● WHAT IS REQUIRED:
Filter out everything except lines holding "that".

● DATA:
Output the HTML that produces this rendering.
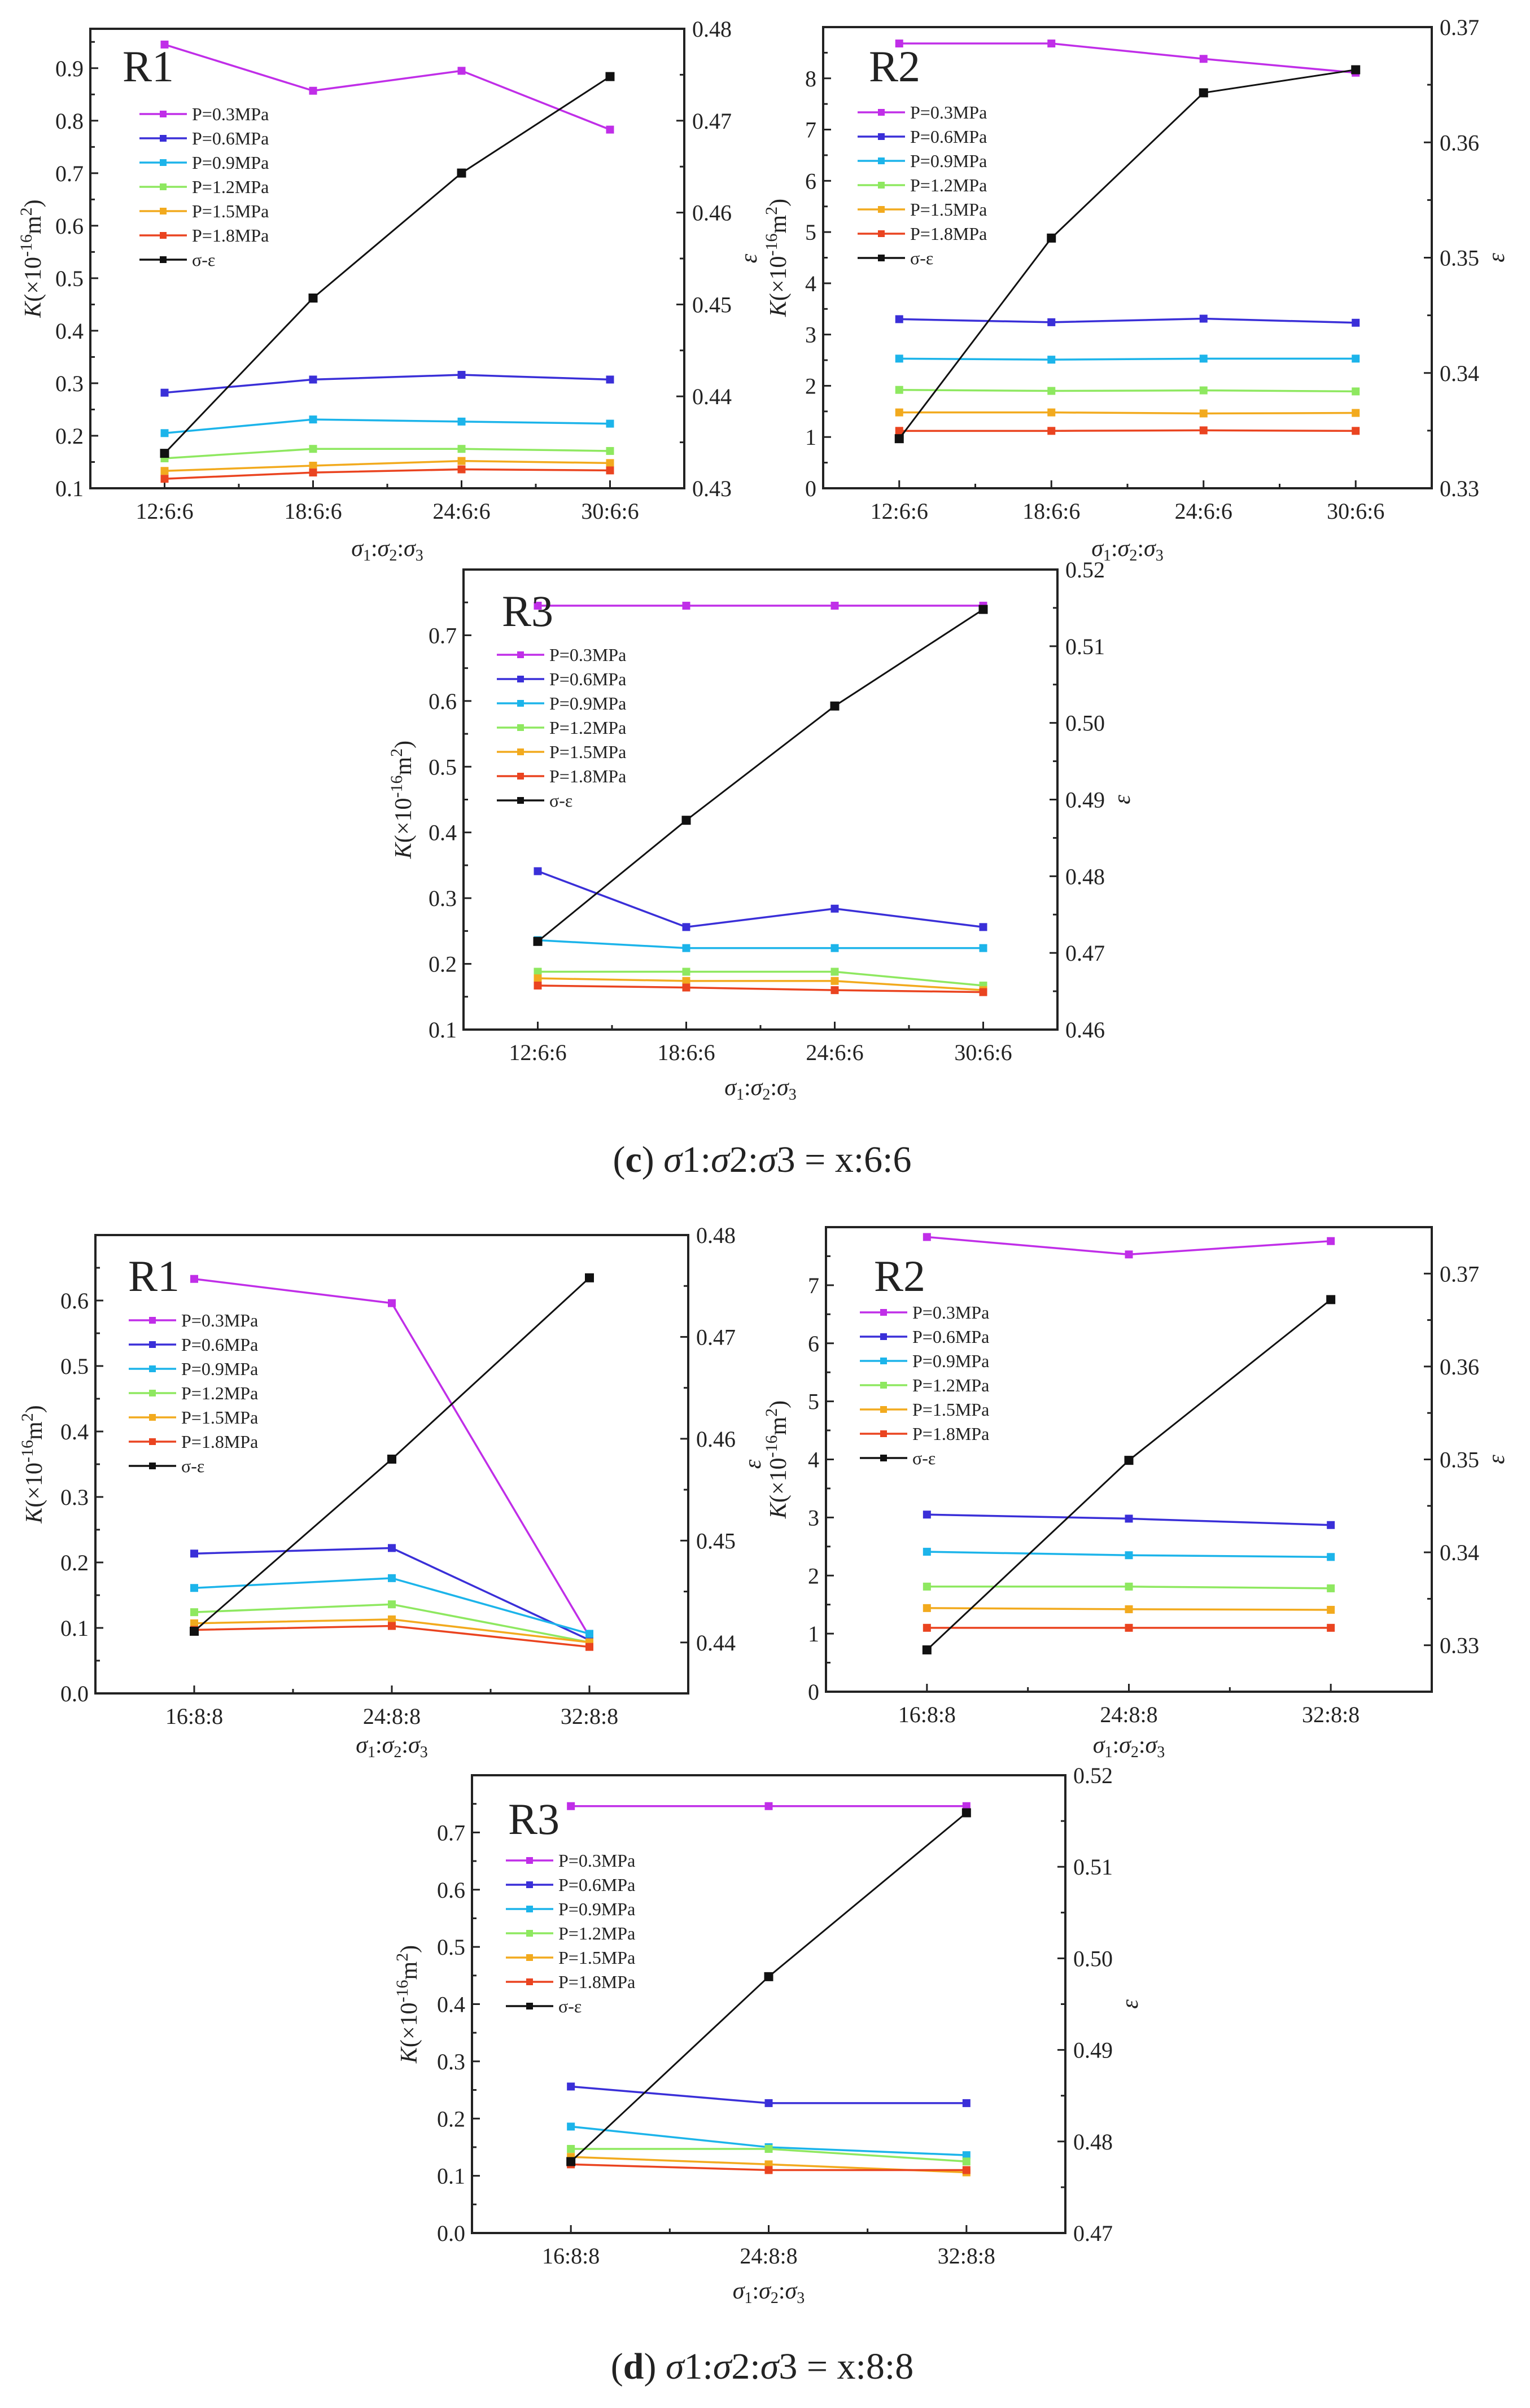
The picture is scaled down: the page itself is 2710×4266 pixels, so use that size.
<!DOCTYPE html>
<html><head><meta charset="utf-8">
<style>
html,body{margin:0;padding:0;background:#fff;}
svg{display:block;}
text{font-family:"Liberation Serif",serif;fill:#222;}
</style></head>
<body>
<svg id="fig" width="2710" height="4266" viewBox="0 0 2710 4266" xmlns="http://www.w3.org/2000/svg">
<text x="1350" y="2076" text-anchor="middle" font-size="66">(<tspan font-weight="bold">c</tspan>) <tspan font-style="italic">σ</tspan>1:<tspan font-style="italic">σ</tspan>2:<tspan font-style="italic">σ</tspan>3 = x:6:6</text>
<text x="1350" y="4214" text-anchor="middle" font-size="66">(<tspan font-weight="bold">d</tspan>) <tspan font-style="italic">σ</tspan>1:<tspan font-style="italic">σ</tspan>2:<tspan font-style="italic">σ</tspan>3 = x:8:8</text>
</svg>
<script>
// ---- data ----
const seriesNames = ["P=0.3MPa","P=0.6MPa","P=0.9MPa","P=1.2MPa","P=1.5MPa","P=1.8MPa"];
const catsC = ["12:6:6","18:6:6","24:6:6","30:6:6"];
const catsD = ["16:8:8","24:8:8","32:8:8"];

const r1cK = [[0.945,0.857,0.895,0.783],[0.282,0.307,0.316,0.307],[0.205,0.231,0.227,0.223],[0.157,0.175,0.175,0.171],[0.133,0.143,0.152,0.148],[0.118,0.130,0.136,0.134]];
const r1cE = [0.4338,0.4507,0.4643,0.4748];
const r2cK = [[8.68,8.68,8.38,8.11],[3.30,3.24,3.31,3.23],[2.53,2.51,2.53,2.53],[1.92,1.90,1.91,1.89],[1.48,1.48,1.46,1.47],[1.12,1.12,1.13,1.12]];
const r2cE = [0.3343,0.3517,0.3643,0.3663];
const r3cK = [[0.745,0.745,0.745,0.745],[0.341,0.256,0.284,0.256],[0.236,0.224,0.224,0.224],[0.188,0.188,0.188,0.167],[0.178,0.174,0.174,0.160],[0.167,0.164,0.160,0.157]];
const r3cE = [0.4715,0.4873,0.5022,0.5148];
const r1dK = [[0.633,0.596,0.087],[0.2135,0.222,0.0815],[0.161,0.176,0.091],[0.124,0.136,0.078],[0.107,0.113,0.078],[0.097,0.103,0.071]];
const r1dE = [0.4411,0.4580,0.4758];
const r2dK = [[7.83,7.53,7.76],[3.05,2.98,2.87],[2.41,2.35,2.32],[1.81,1.81,1.78],[1.44,1.42,1.41],[1.10,1.10,1.10]];
const r2dE = [0.3295,0.3499,0.3672];
const r3dK = [[0.746,0.746,0.746],[0.256,0.227,0.227],[0.186,0.150,0.136],[0.147,0.147,0.125],[0.133,0.120,0.106],[0.120,0.110,0.110]];
const r3dE = [0.4778,0.4980,0.5159];

const leftTicksR1c = ["0.1","0.2","0.3","0.4","0.5","0.6","0.7","0.8","0.9"];
const rightTicksR1c = ["0.43","0.44","0.45","0.46","0.47","0.48"];
const leftTicksR2c = ["0","1","2","3","4","5","6","7","8"];
const rightTicksR2c = ["0.33","0.34","0.35","0.36","0.37"];
const leftTicksR3c = ["0.1","0.2","0.3","0.4","0.5","0.6","0.7"];
const rightTicksR3c = ["0.46","0.47","0.48","0.49","0.50","0.51","0.52"];
const leftTicksR1d = ["0.0","0.1","0.2","0.3","0.4","0.5","0.6"];
const rightTicksR1d = ["0.44","0.45","0.46","0.47","0.48"];
const leftTicksR2d = ["0","1","2","3","4","5","6","7"];
const rightTicksR2d = ["0.33","0.34","0.35","0.36","0.37"];
const leftTicksR3d = ["0.0","0.1","0.2","0.3","0.4","0.5","0.6","0.7"];
const rightTicksR3d = ["0.47","0.48","0.49","0.50","0.51","0.52"];

const colors = ["#c02ee8","#3a2fd8","#1cb4ea","#8ee860","#f2aa1e","#ea4420"];
const NS = "http://www.w3.org/2000/svg";
const svg = document.getElementById("fig");

function mk(tag, attrs, parent){
  const e = document.createElementNS(NS, tag);
  for (const k in attrs) e.setAttribute(k, attrs[k]);
  (parent||svg).appendChild(e);
  return e;
}

function panel(p){
  const g = mk("g", {});
  
  
  const n = p.cats.length;
  const w = p.x1 - p.x0, h = p.y1 - p.y0;
  const xs = i => p.x0 + (i + 0.5) * w / n;
  const yl = v => p.y1 - (v - p.lmin) / (p.lmax - p.lmin) * h;
  const yr = v => p.y1 - (v - p.rmin) / (p.rmax - p.rmin) * h;

  p.lt.forEach(t => {
    const v = parseFloat(t), y = yl(v);
    const tk = mk("line", {x1:p.x0, x2:p.x0+14, y1:y, y2:y, stroke:"#222","stroke-width":3}, g);
    
    
    const lb = mk("text", {x:p.x0-12, y:y+14, "text-anchor":"end","font-size":40}, g);
    lb.textContent = t;
    
    
    const mv = v + p.lstep/2;
    if (mv < p.lmax) { const my = yl(mv); mk("line",{x1:p.x0,x2:p.x0+8,y1:my,y2:my,stroke:"#222","stroke-width":3},g); }
    const mv2 = v - p.lstep/2;
    if (mv2 > p.lmin && p.lt.indexOf(t)===0) { const my = yl(mv2); mk("line",{x1:p.x0,x2:p.x0+8,y1:my,y2:my,stroke:"#222","stroke-width":3},g); }
  });
  p.rt.forEach((t,idx) => {
    const v = parseFloat(t), y = yr(v);
    const tk = mk("line", {x1:p.x1-14, x2:p.x1, y1:y, y2:y, stroke:"#222","stroke-width":3}, g);
    
    
    const lb = mk("text", {x:p.x1+14, y:y+14, "font-size":40}, g);
    lb.textContent = t;
    
    
    const mv = v + p.rstep/2;
    if (mv < p.rmax) { const my = yr(mv); mk("line",{x1:p.x1-8,x2:p.x1,y1:my,y2:my,stroke:"#222","stroke-width":3},g); }
    if (idx===0 && v - p.rstep/2 > p.rmin) { const my = yr(v-p.rstep/2); mk("line",{x1:p.x1-8,x2:p.x1,y1:my,y2:my,stroke:"#222","stroke-width":3},g); }
  });
  p.cats.forEach((c,i) => {
    const x = xs(i);
    mk("line",{x1:x,x2:x,y1:p.y1-14,y2:p.y1,stroke:"#222","stroke-width":3},g);
    if (i < n-1) { const mx = (x + xs(i+1))/2; mk("line",{x1:mx,x2:mx,y1:p.y1-8,y2:p.y1,stroke:"#222","stroke-width":3},g); }
    const lb = mk("text",{x:x,y:p.y1+54,"text-anchor":"middle","font-size":40},g);
    lb.textContent = c;
    
    
  });
  const fr = mk("rect",{x:p.x0,y:p.y0,width:w,height:h,fill:"none",stroke:"#222","stroke-width":4},g);
  
  

  p.K.forEach((vals, s) => {
    const pts = vals.map((v,i) => xs(i)+","+yl(v)).join(" ");
    const pl = mk("polyline",{points:pts,fill:"none",stroke:colors[s],"stroke-width":3.5},g);
    
    
    vals.forEach((v,i) => {
      const m = mk("rect",{x:xs(i)-7,y:yl(v)-7,width:14,height:14,fill:colors[s]},g);
      
      
    });
  });
  const ep = mk("polyline",{points:p.E.map((v,i)=>xs(i)+","+yr(v)).join(" "),fill:"none",stroke:"#111","stroke-width":3},g);
  
  
  p.E.forEach((v,i) => {
    const m = mk("rect",{x:xs(i)-8,y:yr(v)-8,width:16,height:16,fill:"#111"},g);
    
    
  });

  const rl = mk("text",{x:p.x0+p.rlx,y:p.y0+p.rly,"font-size":78},g);
  rl.textContent = p.label;
  
  

  const lx = p.x0 + p.lgx, ly0 = p.y0 + 151;
  const names = seriesNames.concat(["σ-ε"]);
  const cols = colors.concat(["#111"]);
  names.forEach((nm,i) => {
    const y = ly0 + i*43;
    const le = mk("g",{},g);
    
    
    mk("line",{x1:lx,x2:lx+84,y1:y,y2:y,stroke:cols[i],"stroke-width":3.5},le);
    mk("rect",{x:lx+36,y:y-6,width:12,height:12,fill:cols[i]},le);
    const t = mk("text",{x:lx+93,y:y+11,"font-size":32},le);
    t.textContent = nm;
  });

  const cy = (p.y0+p.y1)/2;
  const yt = mk("text",{x:p.ytx,y:cy,"text-anchor":"middle","font-size":42,transform:"rotate(-90 "+p.ytx+" "+cy+")"},g);
  yt.innerHTML = '<tspan font-style="italic">K</tspan>(×10<tspan dy="-16" font-size="30">-16</tspan><tspan dy="16">m</tspan><tspan dy="-16" font-size="30">2</tspan><tspan dy="16">)</tspan>';
  
  
  const rx = p.x1 + 128;
  const et = mk("text",{x:rx,y:cy,"text-anchor":"middle","font-size":42,"font-style":"italic",transform:"rotate(-90 "+rx+" "+cy+")"},g);
  et.textContent = "ε";
  
  
  const cx = (p.x0+p.x1)/2;
  const xt = mk("text",{x:cx,y:p.xty,"text-anchor":"middle","font-size":42},g);
  xt.innerHTML = '<tspan font-style="italic">σ</tspan><tspan font-size="28" dy="8">1</tspan><tspan dy="-8">:</tspan><tspan font-style="italic">σ</tspan><tspan font-size="28" dy="8">2</tspan><tspan dy="-8">:</tspan><tspan font-style="italic">σ</tspan><tspan font-size="28" dy="8">3</tspan>';
  
  
}

panel({name:"chart-c-r1",label:"R1",cats:catsC,K:r1cK,E:r1cE,x0:160,x1:1212,y0:51,y1:865,lmin:0.1,lmax:0.975,lstep:0.1,rmin:0.43,rmax:0.48,rstep:0.01,lt:leftTicksR1c,rt:rightTicksR1c,rlx:57,rly:93,lgx:87,ytx:72,xty:985});
panel({name:"chart-c-r2",label:"R2",cats:catsC,K:r2cK,E:r2cE,x0:1458,x1:2536,y0:48,y1:865,lmin:0,lmax:9,lstep:1,rmin:0.33,rmax:0.37,rstep:0.01,lt:leftTicksR2c,rt:rightTicksR2c,rlx:81,rly:96,lgx:61,ytx:1392,xty:985});
panel({name:"chart-c-r3",label:"R3",cats:catsC,K:r3cK,E:r3cE,x0:821,x1:1873,y0:1009,y1:1824,lmin:0.1,lmax:0.8,lstep:0.1,rmin:0.46,rmax:0.52,rstep:0.01,lt:leftTicksR3c,rt:rightTicksR3c,rlx:68,rly:100,lgx:59,ytx:728,xty:1940});
panel({name:"chart-d-r1",label:"R1",cats:catsD,K:r1dK,E:r1dE,x0:169,x1:1219,y0:2188,y1:3000,lmin:0,lmax:0.7,lstep:0.1,rmin:0.435,rmax:0.48,rstep:0.01,lt:leftTicksR1d,rt:rightTicksR1d,rlx:58,rly:99,lgx:59,ytx:74,xty:3105});
panel({name:"chart-d-r2",label:"R2",cats:catsD,K:r2dK,E:r2dE,x0:1463,x1:2536,y0:2174,y1:2997,lmin:0,lmax:8,lstep:1,rmin:0.325,rmax:0.375,rstep:0.01,lt:leftTicksR2d,rt:rightTicksR2d,rlx:85,rly:113,lgx:60,ytx:1392,xty:3105});
panel({name:"chart-d-r3",label:"R3",cats:catsD,K:r3dK,E:r3dE,x0:836,x1:1887,y0:3145,y1:3956,lmin:0,lmax:0.8,lstep:0.1,rmin:0.47,rmax:0.52,rstep:0.01,lt:leftTicksR3d,rt:rightTicksR3d,rlx:64,rly:104,lgx:60,ytx:738,xty:4072});
</script>
</body></html>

● WRITTEN SOLUTION:
Output the HTML that produces this rendering.
The picture is scaled down: the page itself is 2710×4266 pixels, so use that size.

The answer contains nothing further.